ではなぜ"先生"や"敬語"を使わなければいけないのか。私の答えは「ここは日本だから」です。今、世界との関わりをどんどん持っていかないといけない世の中ですが、私たちが住んでいるのは日本です。日本はやはり目上の人には敬語で喋る。目上の人を立てる。というような暗黙のルールが存在するのも事実です。私が教鞭をとっているのは公立の学校なので、ほとんどの生徒が日本で活躍する大人へと成長していくと思っています。そんな日本の暗黙のルールを知っておくべきだろうという理由から、義務教育期間中は敬語を使ったり、先生と読んだりしなければいけないのかなと思っています。正直言うと私は"先生"と呼ばれるのはあまり好きではないですし、生徒とは対等な関係でお話ししたいとも思っていますが、年下が敬語ではなくタメ語で喋ってくるのにも違和感を感じますし、彼らが大人になって敬語という選択ができないのにも違和感を感じます。そういった点から生徒たちとは少し距離を置いた立場の人間になって、"先生"や"敬語"を使ってもらおうという気持ちになったんです。

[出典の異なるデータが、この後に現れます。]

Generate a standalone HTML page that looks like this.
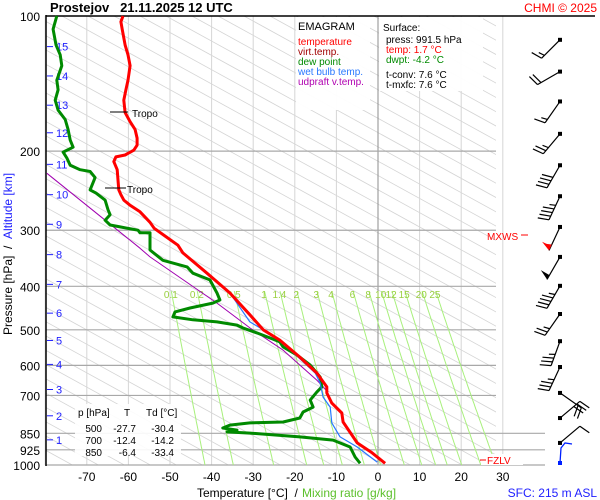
<!DOCTYPE html>
<html><head><meta charset="utf-8"><style>
body{margin:0;background:#fff}
svg{display:block;font-family:"Liberation Sans",sans-serif}
</style></head><body>
<svg id="chart" width="600" height="500" viewBox="0 0 600 500">
<g id="bg"></g>
<g id="series"></g>
<g id="over"></g>
</svg>
<script>
// ---- data ----
const pressureTicks=[100,200,300,400,500,600,700,850,925,1000];
const tempTicks=[-70,-60,-50,-40,-30,-20,-10,0,10,20,30];
const mixRatios=[0.1,0.2,0.5,1,1.4,2,3,4,6,8,10,12,15,20,25];
const mixLabels=["0.1","0.2","0.5","1","1.4","2","3","4","6","8","10","12","15","20","25"];
const altKm=[15,14,13,12,11,10,9,8,7,6,5,4,3,2,1];
const altP=[117,136,158,182,214,250,291,340,396,459,528,597,679,777,879];
const tempP=[100,103,107,116,122,129,139,146,154,164,172,179,187,194,199,204,206,211,220,232,244,250,257,264,273,288,297,309,324,337,374,414,463,500,527,575,624,670,691,728,766,802,857,893,940,991.5];
const tempT=[-61.3,-61.8,-61.5,-60.8,-60.1,-59.6,-60.1,-60.6,-61.1,-60.8,-59.6,-58.4,-57.9,-57.9,-58.7,-60.8,-63.0,-63.5,-62.7,-62.5,-62.3,-61.8,-61.1,-59.6,-57.2,-54.8,-53.8,-51.2,-48.1,-46.9,-41.1,-35.6,-30.8,-27.6,-23.6,-18.8,-14.7,-12.3,-12.3,-11.1,-8.7,-8.4,-6.3,-5.0,-1.4,1.7];
const dewP=[100,107,116,122,129,139,146,154,162,170,179,189,196,201,207,215,220,222,229,244,248,257,270,277,285,292,295,300,304,304,315,332,350,362,374,387,414,429,436,447,456,468,475,480,488,495,508,521,532,546,569,599,637,670,688,717,743,762,786,802,806,815,827,836,844,849,866,880,912,960,991.5];
const dewT=[-77.2,-78.1,-77.4,-76.4,-76.0,-77.2,-76.9,-77.6,-76.9,-75.2,-74.5,-74.0,-73.3,-75.7,-74.8,-74.0,-71.6,-69.2,-68.0,-69.2,-67.8,-65.6,-64.9,-64.4,-65.6,-64.4,-62.0,-57.7,-57.2,-54.8,-54.8,-54.8,-51.7,-45.9,-44.5,-40.4,-38.7,-38.0,-39.7,-45.2,-48.8,-49.3,-44.5,-38.7,-33.9,-32.5,-29.1,-26.0,-23.6,-22.8,-19.5,-16.3,-13.9,-13.5,-14.7,-16.3,-15.6,-18.0,-18.8,-22.8,-30.8,-35.6,-37.3,-33.9,-36.3,-30.8,-18.8,-10.8,-6.7,-5.5,-4.3];
const wetP=[414,423,480,521,575,624,657,706,743,806,866,912,985];
const wetT=[-35.6,-34.9,-30.8,-24.3,-19.2,-15.1,-13.9,-13.2,-11.5,-11.1,-9.1,-5.0,-0.2];
const parcelP=[224,329,344,436,495,555,647,688];
const parcelT=[-79.6,-57.2,-54.8,-38.7,-30.8,-22.8,-14.7,-12.0];
const windP=[113,133,155,183,215,252,295,344,399,461,530,605,691,786,893];
const windDir=[225,240,215,220,210,205,205,210,210,215,200,205,125,50,50];
const windSpd=[15,20,15,25,40,45,55,50,45,25,35,35,20,30,10];
// ---- axes ----
const xT=t=>378+4.16*t;
const yP=p=>465-195*Math.log(1000/p);
const NS="http://www.w3.org/2000/svg";
function mk(tag,attrs,parent){const e=document.createElementNS(NS,tag);for(const k in attrs)e.setAttribute(k,attrs[k]);parent.appendChild(e);return e;}
const bg=document.getElementById('bg'),se=document.getElementById('series'),ov=document.getElementById('over');
const cp=mk('clipPath',{id:'pc'},bg);
mk('rect',{x:46,y:16,width:450,height:449},cp);
const dg=mk('g',{'clip-path':'url(#pc)'},bg);

for(let x0=-900;x0<500;x0+=26){mk('line',{x1:x0,y1:16,x2:x0+820,y2:16+451,stroke:'#d4d4d4','stroke-width':0.8},dg);}
tempTicks.concat([-80]).forEach(t=>{const l=mk('line',{x1:xT(t),y1:16,x2:xT(t),y2:465,stroke:t===0?'#8c8c8c':'#d6d6d6','stroke-width':1},bg);
});
pressureTicks.forEach(p=>{const y=yP(p);const l=mk('line',{x1:46,y1:y,x2:p>=850?545:496,y2:y,stroke:p===100?'#000':'#a8a8a8','stroke-width':p===100?1.5:1.2},bg);

const t=mk('text',{x:40,y:y+5,'text-anchor':'end','font-size':12},bg);t.textContent=p;
});
mk('line',{x1:496,y1:16,x2:595,y2:16,stroke:'#000','stroke-width':1.5},bg);
mk('line',{x1:46,y1:15,x2:46,y2:466,stroke:'#000','stroke-width':1.5},bg);
function tdOf(w,p){const e=w*p/(622+w);const l=Math.log(e/6.112);return 243.5*l/(17.67-l);}
mixRatios.forEach((w,i)=>{let d='';for(let p=410;p<=1000;p+=10){d+=(p===410?'M':'L')+xT(tdOf(w,p)).toFixed(1)+','+yP(p).toFixed(1);}
const l=mk('path',{d:d,fill:'none',stroke:'#a8f07c','stroke-width':1},bg);

const t=mk('text',{x:xT(tdOf(w,405)),y:298,'text-anchor':'middle','font-size':10,fill:'#9ad040'},bg);t.textContent=mixLabels[i];
});
tempTicks.forEach(t=>{const e=mk('text',{x:xT(t),y:481,'text-anchor':'middle','font-size':12},bg);e.textContent=t;
});
altKm.forEach((k,i)=>{const y=yP(altP[i]);mk('line',{x1:47,y1:y,x2:53,y2:y,stroke:'#2020ff','stroke-width':1},bg);
const e=mk('text',{x:56,y:y+4,'font-size':11,fill:'#2020ff'},bg);e.textContent=k;
});
function line(P,T,color,w,name){let d='';P.forEach((p,i)=>{d+=(i?'L':'M')+xT(T[i]).toFixed(1)+','+yP(p).toFixed(1);});
const l=mk('path',{d:d,fill:'none',stroke:color,'stroke-width':w,'stroke-linejoin':'round'},se);
}
line(parcelP,parcelT,'#a000b0',1,'parcel-line');
line(dewP,dewT,'#008a00',3,'dewpoint-line');
line(wetP,wetT,'#2878ff',1.2,'wetbulb-line');
line(tempP,tempT,'#ff0000',3,'temperature-line');
windP.forEach((p,i)=>{const g=mk('g',{},ov);
const col=windSpd[i]>=55?'#ff0000':'#000';const rx=560,ry=yP(p);const a=windDir[i]*Math.PI/180;const L=26;
const ux=Math.sin(a),uy=-Math.cos(a);const ex=rx+ux*L,ey=ry+uy*L;
mk('line',{x1:rx,y1:ry,x2:ex,y2:ey,stroke:'#000','stroke-width':1.2},g);
mk('rect',{x:rx-2,y:ry-2,width:4,height:4,fill:'#000'},g);
const px=-uy,py=ux;let s=windSpd[i],pos=0;
while(s>=50){const bx=ex-ux*pos,by=ey-uy*pos;mk('polygon',{points:`${bx},${by} ${bx-ux*5+px*10},${by-uy*5+py*10} ${bx-ux*5},${by-uy*5}`,fill:col},g);s-=50;pos+=6;}
while(s>=10){const bx=ex-ux*pos,by=ey-uy*pos;mk('line',{x1:bx,y1:by,x2:bx+px*11+ux*3,y2:by+py*11+uy*3,stroke:col,'stroke-width':1.2},g);s-=10;pos+=4;}
if(s>=5){const bx=ex-ux*pos,by=ey-uy*pos;mk('line',{x1:bx,y1:by,x2:bx+px*6+ux*2,y2:by+py*6+uy*2,stroke:col,'stroke-width':1.2},g);}
});
</script>
<svg width="600" height="500" style="position:absolute;left:0;top:0" font-family="Liberation Sans, sans-serif">
<text x="50" y="12" font-size="13" font-weight="bold">Prostejov&#160;&#160;&#160;21.11.2025 12 UTC</text>
<text x="597" y="12" font-size="12" fill="#ff0000" text-anchor="end">CHMI © 2025</text>
<g>
<rect x="296" y="17" width="74" height="93" fill="#fff" opacity="0.95"/>
<text x="298" y="30" font-size="11">EMAGRAM</text>
<text x="298" y="45" font-size="10" fill="#ff0000">temperature</text>
<text x="298" y="55" font-size="10" fill="#a00000">virt.temp.</text>
<text x="298" y="65" font-size="10" fill="#008a00">dew point</text>
<text x="298" y="75" font-size="10" fill="#2878ff">wet bulb temp.</text>
<text x="298" y="85" font-size="10" fill="#b000b0">udpraft v.temp.</text>
</g>
<g>
<rect x="379" y="17" width="104" height="74" fill="#fff" opacity="0.95"/>
<text x="383" y="31" font-size="10">Surface:</text>
<text x="386" y="43" font-size="10">press: 991.5 hPa</text>
<text x="386" y="53" font-size="10" fill="#ff0000">temp: 1.7 °C</text>
<text x="386" y="63" font-size="10" fill="#008a00">dwpt: -4.2 °C</text>
<text x="386" y="78" font-size="10">t-conv: 7.6 °C</text>
<text x="386" y="88" font-size="10">t-mxfc: 7.6 °C</text>
</g>
<g font-size="10">
<rect x="75" y="404" width="106" height="52" fill="#fff" opacity="0.9"/>
<text x="78" y="416">p [hPa]</text><text x="124" y="416">T</text><text x="146" y="416">Td [°C]</text>
<text x="102" y="432" text-anchor="end">500</text><text x="136" y="432" text-anchor="end">-27.7</text><text x="174" y="432" text-anchor="end">-30.4</text>
<text x="102" y="444" text-anchor="end">700</text><text x="136" y="444" text-anchor="end">-12.4</text><text x="174" y="444" text-anchor="end">-14.2</text>
<text x="102" y="456" text-anchor="end">850</text><text x="136" y="456" text-anchor="end">-6.4</text><text x="174" y="456" text-anchor="end">-33.4</text>
</g>
<g>
<line x1="110" y1="112" x2="128" y2="112" stroke="#000"/><text x="132" y="117" font-size="10">Tropo</text>
<line x1="105" y1="188" x2="126" y2="188" stroke="#000"/><text x="127" y="193" font-size="10">Tropo</text>
</g>
<text x="487" y="240" font-size="10" fill="#ff0000">MXWS</text>
<line x1="521" y1="235" x2="528" y2="235" stroke="#ff0000"/>
<rect x="481" y="454" width="42" height="11" fill="#fff"/>
<line x1="480" y1="460" x2="486" y2="460" stroke="#ff0000"/>
<text x="487" y="464" font-size="10" fill="#ff0000">FZLV</text>
<polyline points="560,463 561,448 565,443 572,444" fill="none" stroke="#0020ff" stroke-width="1.3"/>
<rect x="558" y="461" width="4" height="4" fill="#0020ff"/>
<text x="197" y="497" font-size="12">Temperature [°C]&#160;&#160;/</text>
<text x="302" y="497" font-size="12" fill="#5cc02c">Mixing ratio [g/kg]</text>
<text x="597" y="497" font-size="12" fill="#2020ff" text-anchor="end">SFC: 215 m ASL</text>
<text transform="translate(12,335) rotate(-90)" font-size="12">Pressure [hPa]&#160;&#160;/&#160;&#160;<tspan fill="#2020ff">Altitude [km]</tspan></text>
</svg>
</body></html>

その学校には何年かいることになります。1周目の生徒には途中から入ったこともあり、その内容が伝えることができませんでした。だからなのか、大人になったその学年の子たちは未だにタメ語で私に喋ってきます。彼らが大人になったということもあって、今の彼らのタメ語に関しては何も思うことがなく、むしろ本当に対等の立場でしゃべれているなという気にもなりますが、目線を変えて同じ職場で共に仕事をしたいかと言われると、私は素直にYESと言えない気がします。これは私の心が小さいのかもしれませんが...。
逆に今見ている生徒たちは、"先生"や"敬語"を使って話をしてきます。だからと言って物怖じもせず、対等な関係でしっかりと話すこともできていると思います。
こうなるまでに何を意識したのか。私は授業中の話し方です。口調が丁寧になった気がします。理由としては、敬意を持って生徒に喋られている以上、私自身も生徒に対して敬意を払ってお話しするべきだという考えになったからです。教師はどこかで生徒のことを下に見ている気がします。実際若い頃の私はそうだった気がします。そんなマウントの取り合いをするから、生徒もタメ口を聞いてくるんだと思うようになると、自分の言動を改めなければという考えになりました。
今は子供でも、これから私よりももっと立派な大人になっていく人たちばかりだと考えると、その一役を担っているのが私であり、この職の大切さに気づくことができました。そこに気づけたからこそ、生徒や教師という立場も関係なく、お互いが丁寧な言葉遣いになったのかなと思っています。
何度も言いますが、私は"先生"と呼ばれるのがあまり好きではありません。でも相手を敬う気持ちを学ぶには必要な言葉かもしれないとも思った私でした。また、いつか先生と呼ばれるのにふさわしい先生になりたいなとも思いました。